**Stated task:** Your task is to filter the data below down to the lines holding "this".

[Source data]
┄┄┄┄┄┄

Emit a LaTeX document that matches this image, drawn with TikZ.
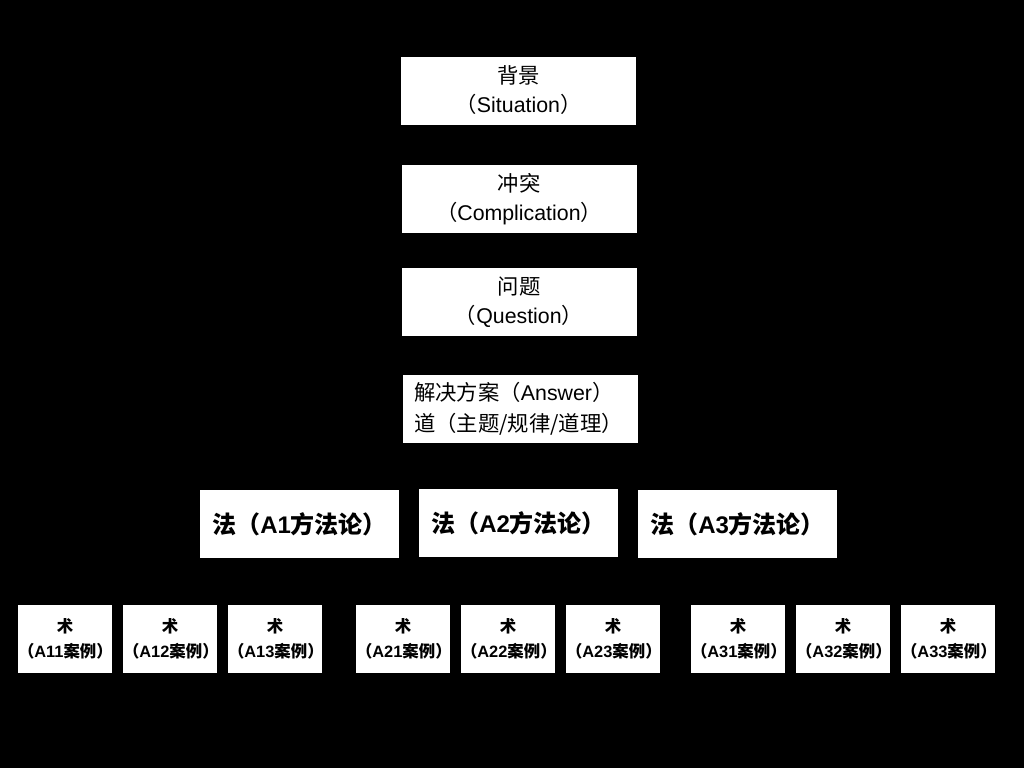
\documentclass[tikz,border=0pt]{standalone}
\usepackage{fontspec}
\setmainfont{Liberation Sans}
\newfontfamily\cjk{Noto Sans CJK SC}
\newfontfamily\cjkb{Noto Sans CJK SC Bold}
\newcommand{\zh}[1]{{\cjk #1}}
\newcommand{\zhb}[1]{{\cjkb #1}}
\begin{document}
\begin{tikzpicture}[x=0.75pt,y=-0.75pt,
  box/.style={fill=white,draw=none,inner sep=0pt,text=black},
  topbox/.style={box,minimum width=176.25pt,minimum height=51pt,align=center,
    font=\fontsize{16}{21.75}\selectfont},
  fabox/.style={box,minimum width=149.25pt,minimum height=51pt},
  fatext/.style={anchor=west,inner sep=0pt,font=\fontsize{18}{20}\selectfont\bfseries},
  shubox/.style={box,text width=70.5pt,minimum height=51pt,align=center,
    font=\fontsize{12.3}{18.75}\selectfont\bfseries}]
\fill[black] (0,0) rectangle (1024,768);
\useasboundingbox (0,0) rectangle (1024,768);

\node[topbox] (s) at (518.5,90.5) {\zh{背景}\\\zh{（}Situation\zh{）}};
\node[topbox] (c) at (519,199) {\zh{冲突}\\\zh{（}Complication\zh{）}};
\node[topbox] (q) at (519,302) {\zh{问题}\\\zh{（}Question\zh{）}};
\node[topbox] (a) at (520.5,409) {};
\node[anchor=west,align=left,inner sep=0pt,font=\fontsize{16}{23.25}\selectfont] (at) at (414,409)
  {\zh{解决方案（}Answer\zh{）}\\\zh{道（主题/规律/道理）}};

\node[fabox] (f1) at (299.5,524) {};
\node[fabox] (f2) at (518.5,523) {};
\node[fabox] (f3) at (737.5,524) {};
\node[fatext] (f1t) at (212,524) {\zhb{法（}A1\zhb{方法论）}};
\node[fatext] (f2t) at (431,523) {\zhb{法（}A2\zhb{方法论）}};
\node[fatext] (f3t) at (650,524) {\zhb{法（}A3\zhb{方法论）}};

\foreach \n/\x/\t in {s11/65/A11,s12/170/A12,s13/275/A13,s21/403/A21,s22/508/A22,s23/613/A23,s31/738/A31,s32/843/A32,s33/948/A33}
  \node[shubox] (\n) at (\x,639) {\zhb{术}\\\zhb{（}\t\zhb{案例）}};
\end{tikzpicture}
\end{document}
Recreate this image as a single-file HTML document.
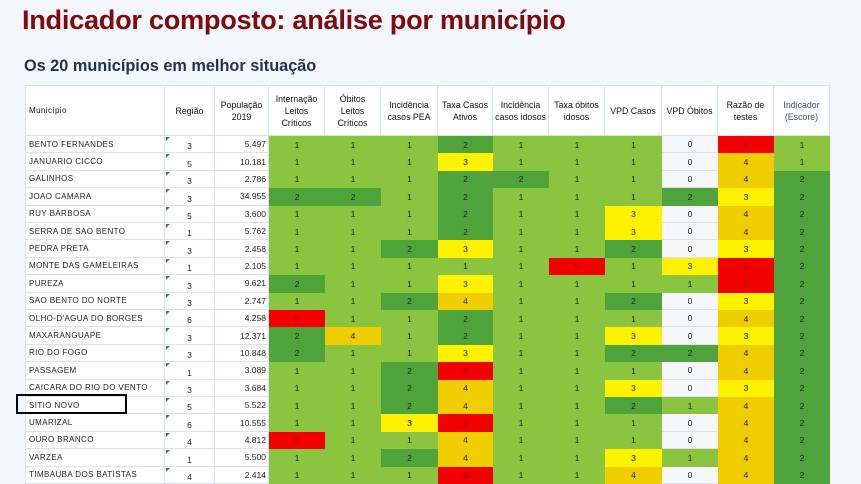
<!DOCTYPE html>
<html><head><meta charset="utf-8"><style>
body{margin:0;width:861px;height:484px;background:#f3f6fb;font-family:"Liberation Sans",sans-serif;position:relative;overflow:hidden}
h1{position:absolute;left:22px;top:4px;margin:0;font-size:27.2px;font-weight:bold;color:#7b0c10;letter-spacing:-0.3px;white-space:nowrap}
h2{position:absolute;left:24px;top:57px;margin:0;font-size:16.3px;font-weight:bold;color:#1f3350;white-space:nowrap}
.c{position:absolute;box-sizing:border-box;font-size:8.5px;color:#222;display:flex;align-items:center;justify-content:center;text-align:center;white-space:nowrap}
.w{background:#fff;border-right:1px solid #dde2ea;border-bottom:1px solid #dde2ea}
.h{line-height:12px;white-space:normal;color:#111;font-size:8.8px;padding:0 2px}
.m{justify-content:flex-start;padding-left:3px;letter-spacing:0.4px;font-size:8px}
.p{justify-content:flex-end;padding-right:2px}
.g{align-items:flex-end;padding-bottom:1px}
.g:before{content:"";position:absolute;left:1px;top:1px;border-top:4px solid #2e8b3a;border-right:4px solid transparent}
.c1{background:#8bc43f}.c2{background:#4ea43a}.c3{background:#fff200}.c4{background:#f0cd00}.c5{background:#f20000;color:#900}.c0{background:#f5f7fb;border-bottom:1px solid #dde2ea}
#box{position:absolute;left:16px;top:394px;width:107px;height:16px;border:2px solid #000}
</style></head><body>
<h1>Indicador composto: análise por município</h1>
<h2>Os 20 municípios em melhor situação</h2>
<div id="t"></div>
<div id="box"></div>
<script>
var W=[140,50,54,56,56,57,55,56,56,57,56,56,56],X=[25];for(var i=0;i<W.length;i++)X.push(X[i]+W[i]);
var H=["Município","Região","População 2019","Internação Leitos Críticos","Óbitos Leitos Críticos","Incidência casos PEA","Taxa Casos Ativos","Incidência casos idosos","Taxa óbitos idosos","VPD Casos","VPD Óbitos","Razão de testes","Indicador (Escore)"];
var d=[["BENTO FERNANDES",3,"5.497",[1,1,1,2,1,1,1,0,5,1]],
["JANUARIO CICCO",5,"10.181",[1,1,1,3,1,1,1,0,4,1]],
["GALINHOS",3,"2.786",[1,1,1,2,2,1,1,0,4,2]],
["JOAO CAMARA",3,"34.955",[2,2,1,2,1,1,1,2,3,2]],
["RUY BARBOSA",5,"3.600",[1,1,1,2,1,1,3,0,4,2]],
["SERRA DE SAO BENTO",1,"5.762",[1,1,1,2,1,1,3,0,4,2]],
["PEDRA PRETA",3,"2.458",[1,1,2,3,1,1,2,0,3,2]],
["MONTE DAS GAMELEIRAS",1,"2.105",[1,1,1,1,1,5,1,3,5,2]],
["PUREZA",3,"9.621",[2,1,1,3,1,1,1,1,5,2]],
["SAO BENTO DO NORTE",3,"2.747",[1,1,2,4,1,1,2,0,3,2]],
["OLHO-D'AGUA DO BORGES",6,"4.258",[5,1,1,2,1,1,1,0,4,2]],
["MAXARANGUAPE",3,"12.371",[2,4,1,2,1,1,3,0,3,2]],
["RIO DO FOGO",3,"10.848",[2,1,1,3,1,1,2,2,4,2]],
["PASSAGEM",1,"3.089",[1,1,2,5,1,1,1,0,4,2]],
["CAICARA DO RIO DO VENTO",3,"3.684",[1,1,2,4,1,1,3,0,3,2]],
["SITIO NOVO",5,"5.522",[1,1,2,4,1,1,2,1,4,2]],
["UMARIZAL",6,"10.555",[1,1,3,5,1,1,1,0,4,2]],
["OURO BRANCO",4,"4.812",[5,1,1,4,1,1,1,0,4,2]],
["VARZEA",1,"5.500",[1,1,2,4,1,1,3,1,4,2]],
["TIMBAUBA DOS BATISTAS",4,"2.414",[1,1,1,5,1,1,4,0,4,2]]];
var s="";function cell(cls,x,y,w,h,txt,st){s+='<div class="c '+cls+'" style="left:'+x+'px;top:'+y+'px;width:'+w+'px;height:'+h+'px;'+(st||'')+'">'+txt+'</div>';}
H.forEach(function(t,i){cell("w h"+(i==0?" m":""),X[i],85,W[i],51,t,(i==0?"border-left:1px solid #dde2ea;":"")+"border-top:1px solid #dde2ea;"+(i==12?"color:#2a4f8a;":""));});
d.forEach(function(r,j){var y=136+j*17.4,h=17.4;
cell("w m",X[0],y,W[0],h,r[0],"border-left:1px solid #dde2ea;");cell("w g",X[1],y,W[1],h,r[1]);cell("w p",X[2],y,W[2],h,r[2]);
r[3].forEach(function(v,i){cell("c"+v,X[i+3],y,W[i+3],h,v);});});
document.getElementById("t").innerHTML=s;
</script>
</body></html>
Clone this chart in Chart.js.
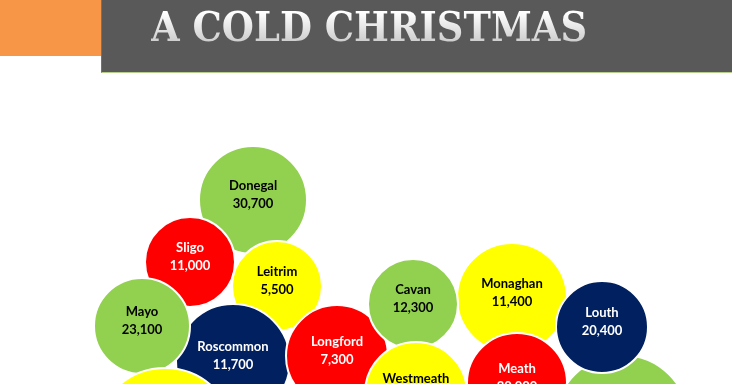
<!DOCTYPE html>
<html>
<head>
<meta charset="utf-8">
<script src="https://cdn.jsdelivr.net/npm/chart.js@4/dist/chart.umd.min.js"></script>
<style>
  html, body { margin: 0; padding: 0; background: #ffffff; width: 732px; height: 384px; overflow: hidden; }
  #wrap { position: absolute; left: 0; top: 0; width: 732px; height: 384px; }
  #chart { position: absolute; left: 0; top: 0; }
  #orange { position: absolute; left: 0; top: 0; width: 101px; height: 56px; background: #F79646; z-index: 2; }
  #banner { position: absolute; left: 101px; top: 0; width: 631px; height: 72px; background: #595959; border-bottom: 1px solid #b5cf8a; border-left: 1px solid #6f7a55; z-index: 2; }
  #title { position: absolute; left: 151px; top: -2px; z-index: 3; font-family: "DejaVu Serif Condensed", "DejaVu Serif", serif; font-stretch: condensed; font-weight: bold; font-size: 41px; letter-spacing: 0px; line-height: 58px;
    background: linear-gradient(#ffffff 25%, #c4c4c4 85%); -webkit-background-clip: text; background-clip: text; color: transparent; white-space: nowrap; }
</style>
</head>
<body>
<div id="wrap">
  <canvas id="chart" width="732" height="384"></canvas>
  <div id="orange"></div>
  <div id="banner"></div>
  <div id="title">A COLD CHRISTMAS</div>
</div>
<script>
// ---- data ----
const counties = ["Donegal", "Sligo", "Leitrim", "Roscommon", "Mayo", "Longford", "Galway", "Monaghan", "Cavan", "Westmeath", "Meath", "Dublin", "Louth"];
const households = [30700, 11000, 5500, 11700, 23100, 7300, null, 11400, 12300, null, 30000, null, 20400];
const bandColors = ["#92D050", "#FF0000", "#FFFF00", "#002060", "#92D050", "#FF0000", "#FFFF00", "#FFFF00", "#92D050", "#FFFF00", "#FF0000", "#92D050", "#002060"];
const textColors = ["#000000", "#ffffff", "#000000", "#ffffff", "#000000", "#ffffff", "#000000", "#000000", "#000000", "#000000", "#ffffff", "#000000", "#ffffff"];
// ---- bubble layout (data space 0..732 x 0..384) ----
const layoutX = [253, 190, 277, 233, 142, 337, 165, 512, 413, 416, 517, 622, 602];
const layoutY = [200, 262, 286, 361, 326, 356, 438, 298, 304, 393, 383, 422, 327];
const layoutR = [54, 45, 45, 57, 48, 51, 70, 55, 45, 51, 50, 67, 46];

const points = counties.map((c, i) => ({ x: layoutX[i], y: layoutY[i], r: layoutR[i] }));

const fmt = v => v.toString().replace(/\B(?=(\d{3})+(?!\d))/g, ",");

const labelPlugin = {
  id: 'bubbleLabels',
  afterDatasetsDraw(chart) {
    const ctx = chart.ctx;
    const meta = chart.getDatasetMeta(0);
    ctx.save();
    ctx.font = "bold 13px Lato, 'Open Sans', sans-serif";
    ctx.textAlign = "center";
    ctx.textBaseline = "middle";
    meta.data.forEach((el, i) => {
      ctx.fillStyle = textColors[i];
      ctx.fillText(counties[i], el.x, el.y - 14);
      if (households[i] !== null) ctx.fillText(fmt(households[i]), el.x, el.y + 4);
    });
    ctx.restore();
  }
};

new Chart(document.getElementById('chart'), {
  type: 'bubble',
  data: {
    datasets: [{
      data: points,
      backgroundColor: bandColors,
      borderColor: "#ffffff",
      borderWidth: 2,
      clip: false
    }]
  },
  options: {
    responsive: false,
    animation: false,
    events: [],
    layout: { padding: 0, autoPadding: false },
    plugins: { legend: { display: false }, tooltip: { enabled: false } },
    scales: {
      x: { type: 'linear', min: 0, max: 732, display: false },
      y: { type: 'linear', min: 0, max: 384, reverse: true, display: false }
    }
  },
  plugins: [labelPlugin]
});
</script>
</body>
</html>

┄┄┄┄┄┄

**Answer for the task:**
Emit a LaTeX document that matches this image, drawn with TikZ.
Recreate this image as a single-file HTML document.
Clone this chart in Chart.js.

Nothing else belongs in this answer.